Record extracts —
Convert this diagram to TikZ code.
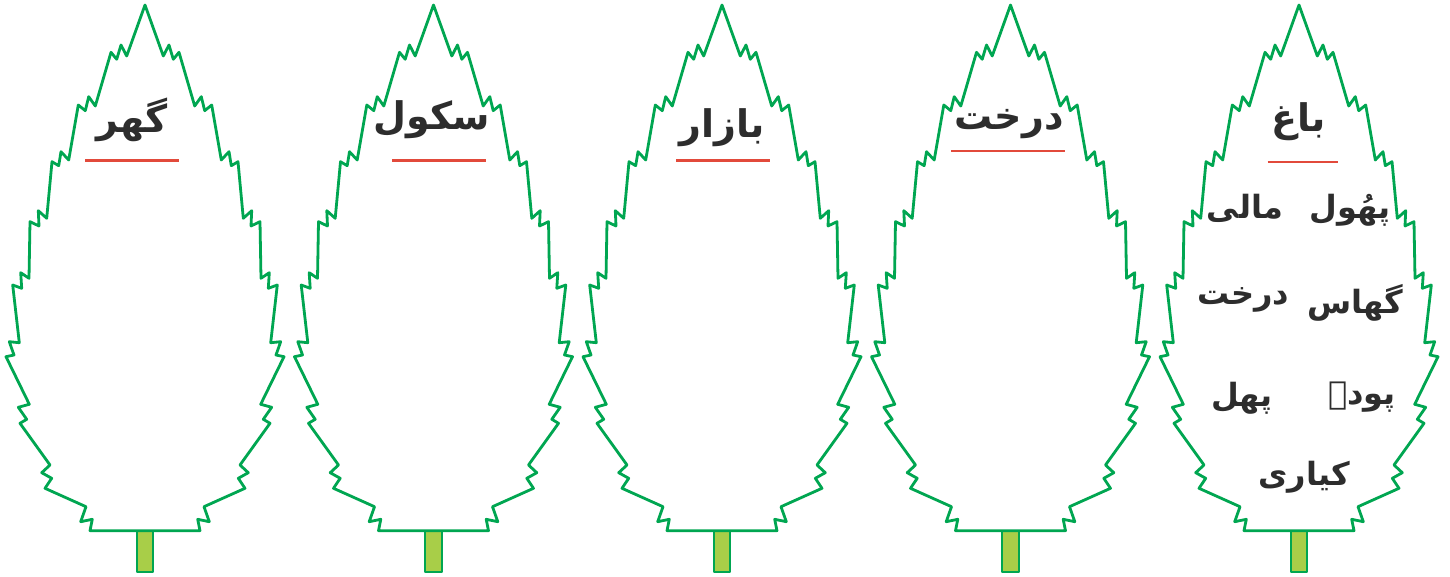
\documentclass[tikz,border=0pt]{standalone}
\usepackage{fontspec}
\newfontfamily\urdu[Script=Arabic]{DejaVu Sans}
\TeXXeTstate=1
\definecolor{leafgreen}{RGB}{0,166,81}
\definecolor{stemfill}{RGB}{168,206,72}
\definecolor{ink}{RGB}{45,45,45}
\definecolor{ulred}{RGB}{226,74,59}
\tikzset{
  leafline/.style={draw=leafgreen, line width=2.8pt, line join=round, fill=white},
  stembox/.style={draw=leafgreen, line width=2pt, line join=round, fill=stemfill},
  uline/.style={draw=ulred, line width=2.6pt},
  title/.style={font=\urdu\bfseries\fontsize{38}{44}\selectfont, text=ink, inner sep=0pt},
  word/.style={font=\urdu\bfseries\fontsize{32}{38}\selectfont, text=ink, inner sep=0pt},
  leaf/.pic={
    \draw[stembox] (-8.3,530.7) rectangle (8.3,571.7);
    \draw[leafline] (0,5) -- (18.3,56) -- (24,45) -- (28.3,59.3) -- (34,52.3)
      -- (49.7,106) -- (56.3,96.7) -- (59.7,110.7) -- (66.7,105)
      -- (76.3,160) -- (84,151.7) -- (86.3,165.7) -- (93,161.7)
      -- (98.3,218.3) -- (106.7,210.7) -- (106,226) -- (115,221.7)
      -- (116,278.3) -- (124.3,272.7) -- (123.3,288.3) -- (132.3,285)
      -- (125.7,342.7) -- (135.7,341.7) -- (131,355) -- (139,356.7)
      -- (115.7,404.3) -- (126.7,407.3) -- (118.3,419.3) -- (125,423.3)
      -- (95,465) -- (103.3,472.7) -- (93.3,478.3) -- (100,488.3)
      -- (59,506.7) -- (64.3,521.7) -- (52.7,519.3) -- (55,530.7)
      -- (-55,530.7) -- (-52.7,519.3) -- (-64.3,521.7) -- (-59,506.7)
      -- (-100,488.3) -- (-93.3,478.3) -- (-103.3,472.7) -- (-95,465)
      -- (-125,423.3) -- (-118.3,419.3) -- (-126.7,407.3) -- (-115.7,404.3)
      -- (-139,356.7) -- (-131,355) -- (-135.7,341.7) -- (-125.7,342.7)
      -- (-132.3,285) -- (-123.3,288.3) -- (-124.3,272.7) -- (-116,278.3)
      -- (-115,221.7) -- (-106,226) -- (-106.7,210.7) -- (-98.3,218.3)
      -- (-93,161.7) -- (-86.3,165.7) -- (-84,151.7) -- (-76.3,160)
      -- (-66.7,105) -- (-59.7,110.7) -- (-56.3,96.7) -- (-49.7,106)
      -- (-34,52.3) -- (-28.3,59.3) -- (-24,45) -- (-18.3,56) -- cycle;
  }
}
\begin{document}
\begin{tikzpicture}[x=1pt,y=-1pt]
\useasboundingbox (0,0) rectangle (1450,577);
\fill[white] (0,0) rectangle (1450,577);

\pic (leafA) at (145,0) {leaf};
\pic (leafB) at (433.5,0) {leaf};
\pic (leafC) at (722,0) {leaf};
\pic (leafD) at (1010.5,0) {leaf};
\pic (leafE) at (1299,0) {leaf};

% titles
\node[title] (ghar) at (132,120) {\beginR گھر\endR};
\node[title] (school) at (432,120) {\beginR سکول\endR};
\node[title] (bazar) at (722,128) {\beginR بازار\endR};
\node[title] (darakht) at (1009,124) {\beginR درخت\endR};
\node[title] (bagh) at (1299,122) {\beginR باغ\endR};

% underlines
\draw[uline] (85,160.5) -- (179,160.5);
\draw[uline] (392.3,160.5) -- (486,160.5);
\draw[uline] (676,160.5) -- (770,160.5);
\draw[uline] (951,151) -- (1065,151);
\draw[uline] (1267.7,162) -- (1337.7,162);

% words in the last leaf
\node[word] (phool) at (1350,210) {\beginR پھُول\endR};
\node[word] (mali) at (1245,208) {\beginR مالی\endR};
\node[word] (ghas) at (1355,303) {\beginR گھاس\endR};
\node[word] (darakht2) at (1243,300) {\beginR درخت\endR};
\node[word] (paude) at (1362,397) {\beginR پودے\endR};
\node[word] (phal) at (1242,398) {\beginR پھل\endR};
\node[word] (kiyari) at (1304,477) {\beginR کیاری\endR};
\end{tikzpicture}
\end{document}
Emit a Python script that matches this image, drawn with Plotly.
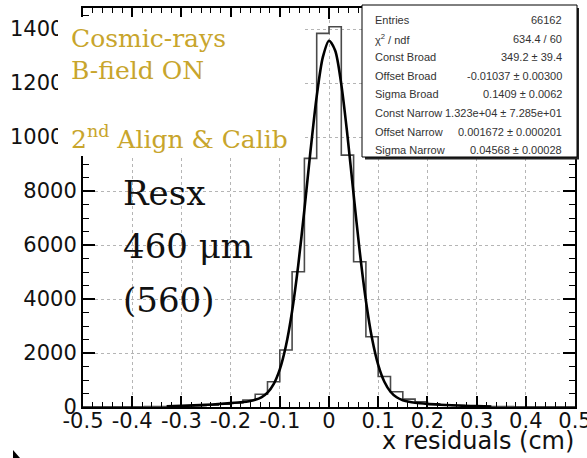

Task to carry out —
From the data above, write out everything exactly except the pictures.

In response —
Convert this diagram to TikZ code.
\documentclass[tikz,border=0pt]{standalone}
\usepackage{fontspec}
\newfontfamily\urdu[Script=Arabic]{DejaVu Sans}
\TeXXeTstate=1
\definecolor{leafgreen}{RGB}{0,166,81}
\definecolor{stemfill}{RGB}{168,206,72}
\definecolor{ink}{RGB}{45,45,45}
\definecolor{ulred}{RGB}{226,74,59}
\tikzset{
  leafline/.style={draw=leafgreen, line width=2.8pt, line join=round, fill=white},
  stembox/.style={draw=leafgreen, line width=2pt, line join=round, fill=stemfill},
  uline/.style={draw=ulred, line width=2.6pt},
  title/.style={font=\urdu\bfseries\fontsize{38}{44}\selectfont, text=ink, inner sep=0pt},
  word/.style={font=\urdu\bfseries\fontsize{32}{38}\selectfont, text=ink, inner sep=0pt},
  leaf/.pic={
    \draw[stembox] (-8.3,530.7) rectangle (8.3,571.7);
    \draw[leafline] (0,5) -- (18.3,56) -- (24,45) -- (28.3,59.3) -- (34,52.3)
      -- (49.7,106) -- (56.3,96.7) -- (59.7,110.7) -- (66.7,105)
      -- (76.3,160) -- (84,151.7) -- (86.3,165.7) -- (93,161.7)
      -- (98.3,218.3) -- (106.7,210.7) -- (106,226) -- (115,221.7)
      -- (116,278.3) -- (124.3,272.7) -- (123.3,288.3) -- (132.3,285)
      -- (125.7,342.7) -- (135.7,341.7) -- (131,355) -- (139,356.7)
      -- (115.7,404.3) -- (126.7,407.3) -- (118.3,419.3) -- (125,423.3)
      -- (95,465) -- (103.3,472.7) -- (93.3,478.3) -- (100,488.3)
      -- (59,506.7) -- (64.3,521.7) -- (52.7,519.3) -- (55,530.7)
      -- (-55,530.7) -- (-52.7,519.3) -- (-64.3,521.7) -- (-59,506.7)
      -- (-100,488.3) -- (-93.3,478.3) -- (-103.3,472.7) -- (-95,465)
      -- (-125,423.3) -- (-118.3,419.3) -- (-126.7,407.3) -- (-115.7,404.3)
      -- (-139,356.7) -- (-131,355) -- (-135.7,341.7) -- (-125.7,342.7)
      -- (-132.3,285) -- (-123.3,288.3) -- (-124.3,272.7) -- (-116,278.3)
      -- (-115,221.7) -- (-106,226) -- (-106.7,210.7) -- (-98.3,218.3)
      -- (-93,161.7) -- (-86.3,165.7) -- (-84,151.7) -- (-76.3,160)
      -- (-66.7,105) -- (-59.7,110.7) -- (-56.3,96.7) -- (-49.7,106)
      -- (-34,52.3) -- (-28.3,59.3) -- (-24,45) -- (-18.3,56) -- cycle;
  }
}
\begin{document}
\begin{tikzpicture}[x=1pt,y=-1pt]
\useasboundingbox (0,0) rectangle (1450,577);
\fill[white] (0,0) rectangle (1450,577);

\pic (leafA) at (145,0) {leaf};
\pic (leafB) at (433.5,0) {leaf};
\pic (leafC) at (722,0) {leaf};
\pic (leafD) at (1010.5,0) {leaf};
\pic (leafE) at (1299,0) {leaf};

% titles
\node[title] (ghar) at (132,120) {\beginR گھر\endR};
\node[title] (school) at (432,120) {\beginR سکول\endR};
\node[title] (bazar) at (722,128) {\beginR بازار\endR};
\node[title] (darakht) at (1009,124) {\beginR درخت\endR};
\node[title] (bagh) at (1299,122) {\beginR باغ\endR};

% underlines
\draw[uline] (85,160.5) -- (179,160.5);
\draw[uline] (392.3,160.5) -- (486,160.5);
\draw[uline] (676,160.5) -- (770,160.5);
\draw[uline] (951,151) -- (1065,151);
\draw[uline] (1267.7,162) -- (1337.7,162);

% words in the last leaf
\node[word] (phool) at (1350,210) {\beginR پھُول\endR};
\node[word] (mali) at (1245,208) {\beginR مالی\endR};
\node[word] (ghas) at (1355,303) {\beginR گھاس\endR};
\node[word] (darakht2) at (1243,300) {\beginR درخت\endR};
\node[word] (paude) at (1362,397) {\beginR پودے\endR};
\node[word] (phal) at (1242,398) {\beginR پھل\endR};
\node[word] (kiyari) at (1304,477) {\beginR کیاری\endR};
\end{tikzpicture}
\end{document}
Emit a Python script that matches this image, drawn with Plotly.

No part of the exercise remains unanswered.